- Objective:
Copy nothing but the text: reproduce each line of the listing exactly and leave the pictures out.

- Supplied material:
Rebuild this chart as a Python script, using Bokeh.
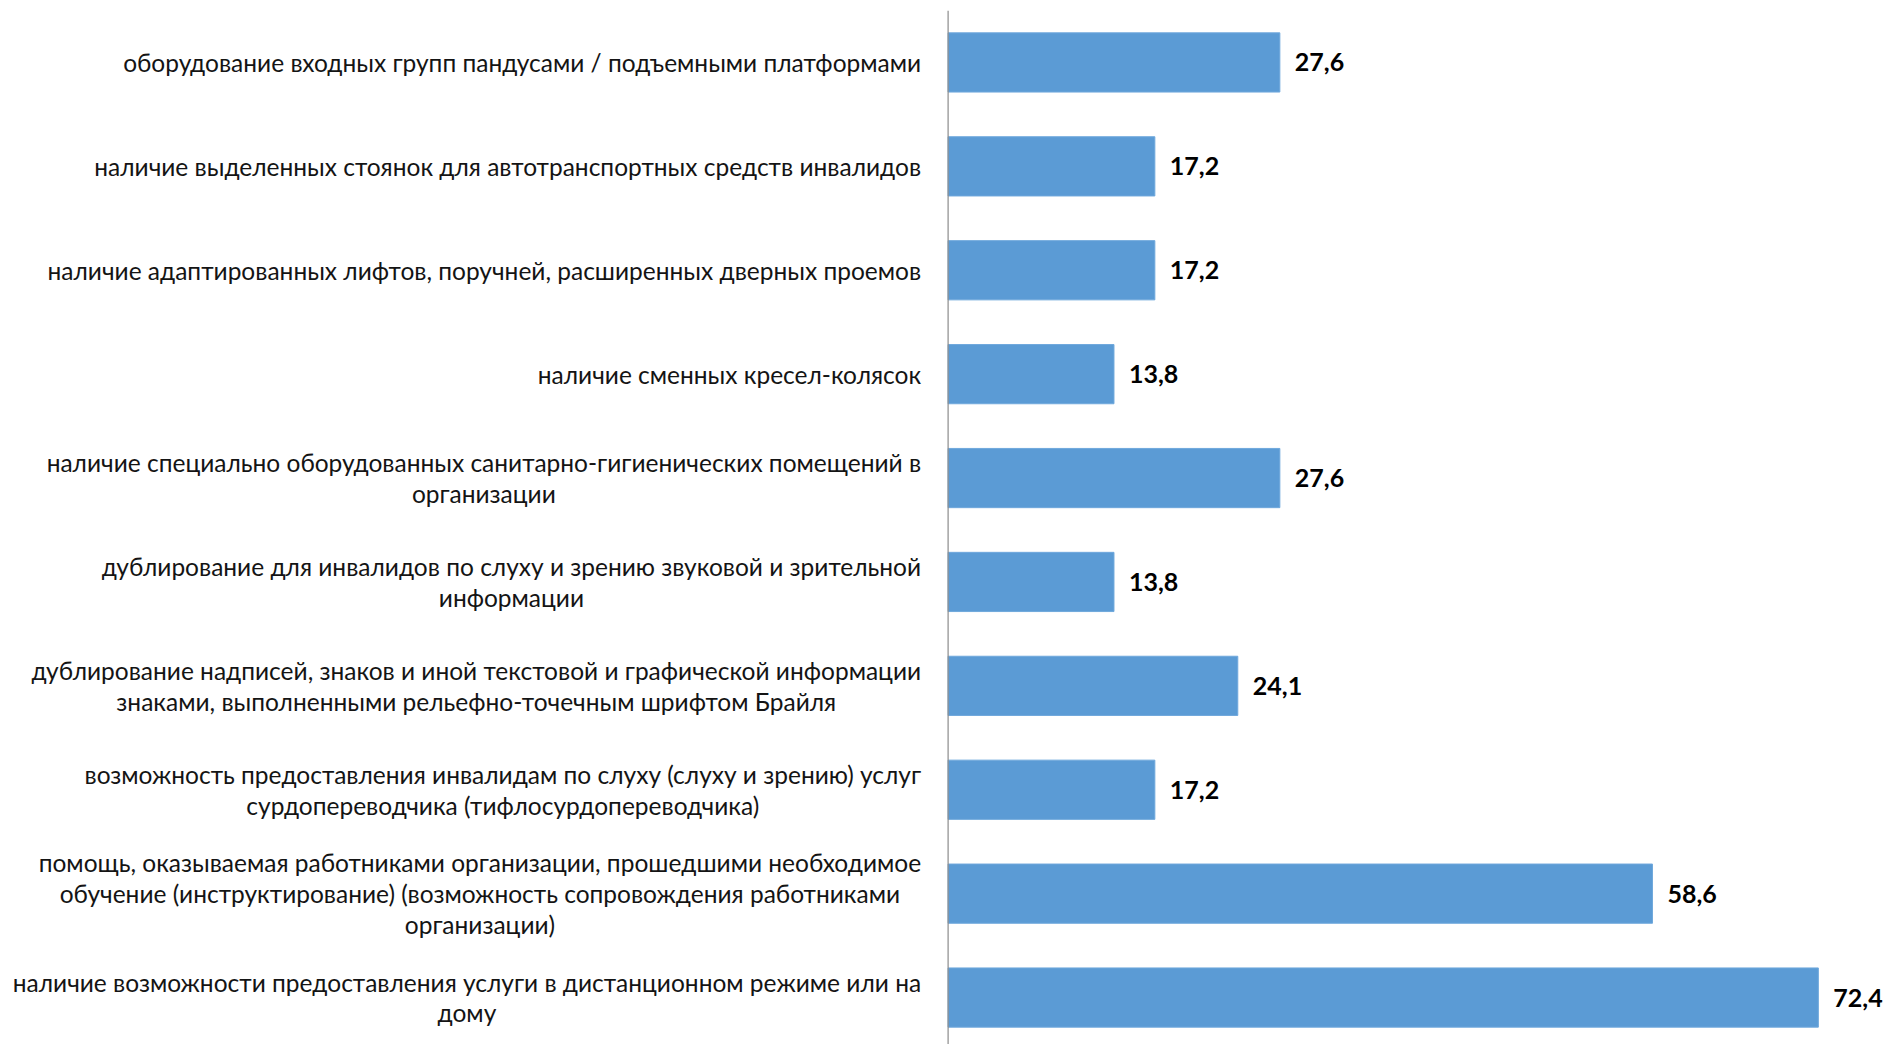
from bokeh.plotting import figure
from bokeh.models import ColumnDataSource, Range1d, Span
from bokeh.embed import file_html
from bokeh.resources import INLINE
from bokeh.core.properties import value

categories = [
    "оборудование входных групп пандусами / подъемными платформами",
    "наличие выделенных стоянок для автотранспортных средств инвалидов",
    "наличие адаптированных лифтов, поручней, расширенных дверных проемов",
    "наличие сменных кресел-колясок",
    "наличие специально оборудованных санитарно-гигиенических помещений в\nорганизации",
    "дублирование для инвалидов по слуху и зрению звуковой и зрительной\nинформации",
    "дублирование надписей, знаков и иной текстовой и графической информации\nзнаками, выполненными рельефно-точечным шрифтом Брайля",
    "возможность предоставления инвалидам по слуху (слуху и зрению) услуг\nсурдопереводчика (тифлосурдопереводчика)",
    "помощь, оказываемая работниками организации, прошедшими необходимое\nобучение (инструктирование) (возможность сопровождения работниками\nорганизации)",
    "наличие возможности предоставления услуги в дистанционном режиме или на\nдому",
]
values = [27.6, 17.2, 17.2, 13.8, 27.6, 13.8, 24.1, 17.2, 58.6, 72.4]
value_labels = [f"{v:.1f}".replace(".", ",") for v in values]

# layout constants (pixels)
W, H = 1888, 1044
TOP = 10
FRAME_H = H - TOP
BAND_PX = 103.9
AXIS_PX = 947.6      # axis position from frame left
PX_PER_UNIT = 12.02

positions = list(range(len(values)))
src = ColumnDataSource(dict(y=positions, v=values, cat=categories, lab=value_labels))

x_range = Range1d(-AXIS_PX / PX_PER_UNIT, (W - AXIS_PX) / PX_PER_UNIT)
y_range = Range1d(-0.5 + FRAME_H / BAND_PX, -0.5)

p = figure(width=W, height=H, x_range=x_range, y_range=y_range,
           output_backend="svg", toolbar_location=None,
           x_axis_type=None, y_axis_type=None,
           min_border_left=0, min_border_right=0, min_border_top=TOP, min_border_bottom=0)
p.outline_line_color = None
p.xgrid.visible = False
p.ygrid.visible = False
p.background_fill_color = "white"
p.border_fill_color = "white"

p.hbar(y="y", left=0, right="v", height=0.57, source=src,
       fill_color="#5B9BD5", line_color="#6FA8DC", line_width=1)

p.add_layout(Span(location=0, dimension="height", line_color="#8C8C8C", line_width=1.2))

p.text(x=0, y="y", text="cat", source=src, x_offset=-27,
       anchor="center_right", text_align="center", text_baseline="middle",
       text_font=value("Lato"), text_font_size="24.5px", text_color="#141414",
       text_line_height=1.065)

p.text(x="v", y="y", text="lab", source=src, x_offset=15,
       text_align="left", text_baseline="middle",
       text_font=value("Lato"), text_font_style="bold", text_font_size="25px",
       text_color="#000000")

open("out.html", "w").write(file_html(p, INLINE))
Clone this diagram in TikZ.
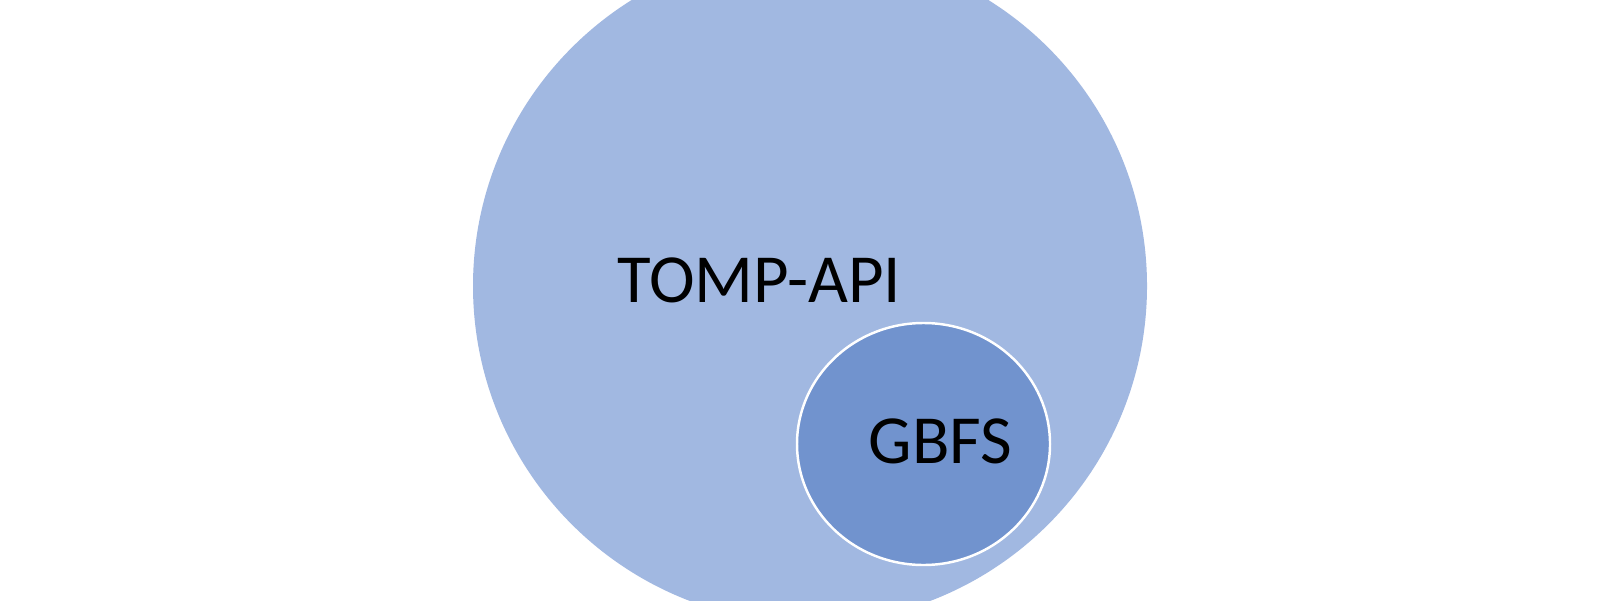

- Answer to this problem:
Rebuild this chart as a Python script, using Bokeh.
from bokeh.plotting import figure
from bokeh.models import ColumnDataSource, Range1d, Span
from bokeh.embed import file_html
from bokeh.resources import INLINE
from bokeh.core.properties import value

categories = [
    "оборудование входных групп пандусами / подъемными платформами",
    "наличие выделенных стоянок для автотранспортных средств инвалидов",
    "наличие адаптированных лифтов, поручней, расширенных дверных проемов",
    "наличие сменных кресел-колясок",
    "наличие специально оборудованных санитарно-гигиенических помещений в\nорганизации",
    "дублирование для инвалидов по слуху и зрению звуковой и зрительной\nинформации",
    "дублирование надписей, знаков и иной текстовой и графической информации\nзнаками, выполненными рельефно-точечным шрифтом Брайля",
    "возможность предоставления инвалидам по слуху (слуху и зрению) услуг\nсурдопереводчика (тифлосурдопереводчика)",
    "помощь, оказываемая работниками организации, прошедшими необходимое\nобучение (инструктирование) (возможность сопровождения работниками\nорганизации)",
    "наличие возможности предоставления услуги в дистанционном режиме или на\nдому",
]
values = [27.6, 17.2, 17.2, 13.8, 27.6, 13.8, 24.1, 17.2, 58.6, 72.4]
value_labels = [f"{v:.1f}".replace(".", ",") for v in values]

# layout constants (pixels)
W, H = 1888, 1044
TOP = 10
FRAME_H = H - TOP
BAND_PX = 103.9
AXIS_PX = 947.6      # axis position from frame left
PX_PER_UNIT = 12.02

positions = list(range(len(values)))
src = ColumnDataSource(dict(y=positions, v=values, cat=categories, lab=value_labels))

x_range = Range1d(-AXIS_PX / PX_PER_UNIT, (W - AXIS_PX) / PX_PER_UNIT)
y_range = Range1d(-0.5 + FRAME_H / BAND_PX, -0.5)

p = figure(width=W, height=H, x_range=x_range, y_range=y_range,
           output_backend="svg", toolbar_location=None,
           x_axis_type=None, y_axis_type=None,
           min_border_left=0, min_border_right=0, min_border_top=TOP, min_border_bottom=0)
p.outline_line_color = None
p.xgrid.visible = False
p.ygrid.visible = False
p.background_fill_color = "white"
p.border_fill_color = "white"

p.hbar(y="y", left=0, right="v", height=0.57, source=src,
       fill_color="#5B9BD5", line_color="#6FA8DC", line_width=1)

p.add_layout(Span(location=0, dimension="height", line_color="#8C8C8C", line_width=1.2))

p.text(x=0, y="y", text="cat", source=src, x_offset=-27,
       anchor="center_right", text_align="center", text_baseline="middle",
       text_font=value("Lato"), text_font_size="24.5px", text_color="#141414",
       text_line_height=1.065)

p.text(x="v", y="y", text="lab", source=src, x_offset=15,
       text_align="left", text_baseline="middle",
       text_font=value("Lato"), text_font_style="bold", text_font_size="25px",
       text_color="#000000")

open("out.html", "w").write(file_html(p, INLINE))
Clone this diagram in TikZ.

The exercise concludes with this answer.